• Provided material
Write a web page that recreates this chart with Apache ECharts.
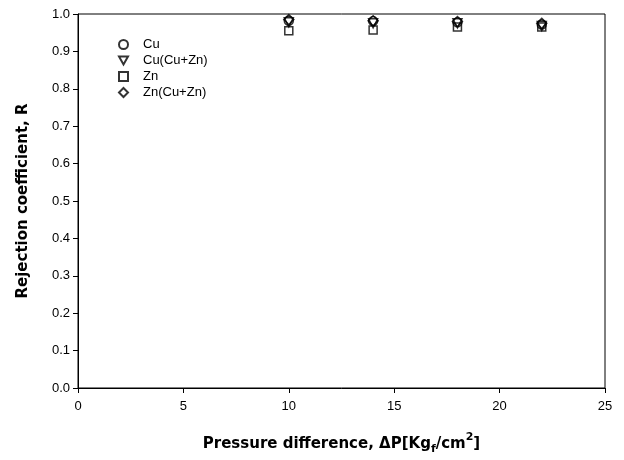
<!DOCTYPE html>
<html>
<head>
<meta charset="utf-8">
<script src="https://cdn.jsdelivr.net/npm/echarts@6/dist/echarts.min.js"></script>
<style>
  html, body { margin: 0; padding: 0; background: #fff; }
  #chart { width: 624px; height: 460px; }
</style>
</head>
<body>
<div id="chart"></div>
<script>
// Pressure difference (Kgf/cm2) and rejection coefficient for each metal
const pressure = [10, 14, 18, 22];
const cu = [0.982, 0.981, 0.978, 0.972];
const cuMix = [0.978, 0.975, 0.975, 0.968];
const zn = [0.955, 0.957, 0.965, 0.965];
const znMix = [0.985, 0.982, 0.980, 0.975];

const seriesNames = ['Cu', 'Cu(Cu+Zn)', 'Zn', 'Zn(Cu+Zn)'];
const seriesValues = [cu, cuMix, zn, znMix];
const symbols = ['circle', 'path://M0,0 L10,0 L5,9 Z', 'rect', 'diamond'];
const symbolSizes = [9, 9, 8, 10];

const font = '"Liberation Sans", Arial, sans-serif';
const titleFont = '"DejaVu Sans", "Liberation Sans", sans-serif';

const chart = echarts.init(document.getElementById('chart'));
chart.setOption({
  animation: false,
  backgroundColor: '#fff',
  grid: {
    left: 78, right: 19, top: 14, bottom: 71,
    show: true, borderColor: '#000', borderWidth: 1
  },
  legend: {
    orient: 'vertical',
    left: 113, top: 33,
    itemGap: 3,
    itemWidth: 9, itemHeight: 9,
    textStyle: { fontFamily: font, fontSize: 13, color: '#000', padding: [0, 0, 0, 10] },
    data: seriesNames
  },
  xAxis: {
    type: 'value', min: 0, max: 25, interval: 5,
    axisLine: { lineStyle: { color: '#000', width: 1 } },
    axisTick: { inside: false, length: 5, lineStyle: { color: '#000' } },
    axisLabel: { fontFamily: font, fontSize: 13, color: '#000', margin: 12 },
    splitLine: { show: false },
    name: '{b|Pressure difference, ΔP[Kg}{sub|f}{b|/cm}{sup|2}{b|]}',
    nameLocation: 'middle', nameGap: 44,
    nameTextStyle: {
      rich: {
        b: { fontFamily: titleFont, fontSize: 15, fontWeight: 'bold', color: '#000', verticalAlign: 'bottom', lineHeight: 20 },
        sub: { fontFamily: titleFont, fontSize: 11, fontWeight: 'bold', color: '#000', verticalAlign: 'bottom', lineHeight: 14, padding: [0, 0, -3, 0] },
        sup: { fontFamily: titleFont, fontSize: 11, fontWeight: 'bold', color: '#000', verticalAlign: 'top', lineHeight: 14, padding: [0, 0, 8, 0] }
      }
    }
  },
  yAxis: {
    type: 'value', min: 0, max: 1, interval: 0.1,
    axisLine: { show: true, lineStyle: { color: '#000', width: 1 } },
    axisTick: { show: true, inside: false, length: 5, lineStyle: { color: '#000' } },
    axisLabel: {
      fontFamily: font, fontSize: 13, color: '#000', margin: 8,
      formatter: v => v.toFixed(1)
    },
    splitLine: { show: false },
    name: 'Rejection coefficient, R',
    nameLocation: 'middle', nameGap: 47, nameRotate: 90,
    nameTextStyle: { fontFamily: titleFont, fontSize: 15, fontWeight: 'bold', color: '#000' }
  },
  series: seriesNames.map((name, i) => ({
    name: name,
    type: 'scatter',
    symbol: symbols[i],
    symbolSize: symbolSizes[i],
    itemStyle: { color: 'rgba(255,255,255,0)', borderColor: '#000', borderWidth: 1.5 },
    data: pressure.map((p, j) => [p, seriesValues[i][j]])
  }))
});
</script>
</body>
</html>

• Exercise prompt
Give back every line exactly as it stands, pictures excluded.

• Written solution
Write a web page that recreates this chart with Apache ECharts.
<!DOCTYPE html>
<html>
<head>
<meta charset="utf-8">
<script src="https://cdn.jsdelivr.net/npm/echarts@6/dist/echarts.min.js"></script>
<style>
  html, body { margin: 0; padding: 0; background: #fff; }
  #chart { width: 624px; height: 460px; }
</style>
</head>
<body>
<div id="chart"></div>
<script>
// Pressure difference (Kgf/cm2) and rejection coefficient for each metal
const pressure = [10, 14, 18, 22];
const cu = [0.982, 0.981, 0.978, 0.972];
const cuMix = [0.978, 0.975, 0.975, 0.968];
const zn = [0.955, 0.957, 0.965, 0.965];
const znMix = [0.985, 0.982, 0.980, 0.975];

const seriesNames = ['Cu', 'Cu(Cu+Zn)', 'Zn', 'Zn(Cu+Zn)'];
const seriesValues = [cu, cuMix, zn, znMix];
const symbols = ['circle', 'path://M0,0 L10,0 L5,9 Z', 'rect', 'diamond'];
const symbolSizes = [9, 9, 8, 10];

const font = '"Liberation Sans", Arial, sans-serif';
const titleFont = '"DejaVu Sans", "Liberation Sans", sans-serif';

const chart = echarts.init(document.getElementById('chart'));
chart.setOption({
  animation: false,
  backgroundColor: '#fff',
  grid: {
    left: 78, right: 19, top: 14, bottom: 71,
    show: true, borderColor: '#000', borderWidth: 1
  },
  legend: {
    orient: 'vertical',
    left: 113, top: 33,
    itemGap: 3,
    itemWidth: 9, itemHeight: 9,
    textStyle: { fontFamily: font, fontSize: 13, color: '#000', padding: [0, 0, 0, 10] },
    data: seriesNames
  },
  xAxis: {
    type: 'value', min: 0, max: 25, interval: 5,
    axisLine: { lineStyle: { color: '#000', width: 1 } },
    axisTick: { inside: false, length: 5, lineStyle: { color: '#000' } },
    axisLabel: { fontFamily: font, fontSize: 13, color: '#000', margin: 12 },
    splitLine: { show: false },
    name: '{b|Pressure difference, ΔP[Kg}{sub|f}{b|/cm}{sup|2}{b|]}',
    nameLocation: 'middle', nameGap: 44,
    nameTextStyle: {
      rich: {
        b: { fontFamily: titleFont, fontSize: 15, fontWeight: 'bold', color: '#000', verticalAlign: 'bottom', lineHeight: 20 },
        sub: { fontFamily: titleFont, fontSize: 11, fontWeight: 'bold', color: '#000', verticalAlign: 'bottom', lineHeight: 14, padding: [0, 0, -3, 0] },
        sup: { fontFamily: titleFont, fontSize: 11, fontWeight: 'bold', color: '#000', verticalAlign: 'top', lineHeight: 14, padding: [0, 0, 8, 0] }
      }
    }
  },
  yAxis: {
    type: 'value', min: 0, max: 1, interval: 0.1,
    axisLine: { show: true, lineStyle: { color: '#000', width: 1 } },
    axisTick: { show: true, inside: false, length: 5, lineStyle: { color: '#000' } },
    axisLabel: {
      fontFamily: font, fontSize: 13, color: '#000', margin: 8,
      formatter: v => v.toFixed(1)
    },
    splitLine: { show: false },
    name: 'Rejection coefficient, R',
    nameLocation: 'middle', nameGap: 47, nameRotate: 90,
    nameTextStyle: { fontFamily: titleFont, fontSize: 15, fontWeight: 'bold', color: '#000' }
  },
  series: seriesNames.map((name, i) => ({
    name: name,
    type: 'scatter',
    symbol: symbols[i],
    symbolSize: symbolSizes[i],
    itemStyle: { color: 'rgba(255,255,255,0)', borderColor: '#000', borderWidth: 1.5 },
    data: pressure.map((p, j) => [p, seriesValues[i][j]])
  }))
});
</script>
</body>
</html>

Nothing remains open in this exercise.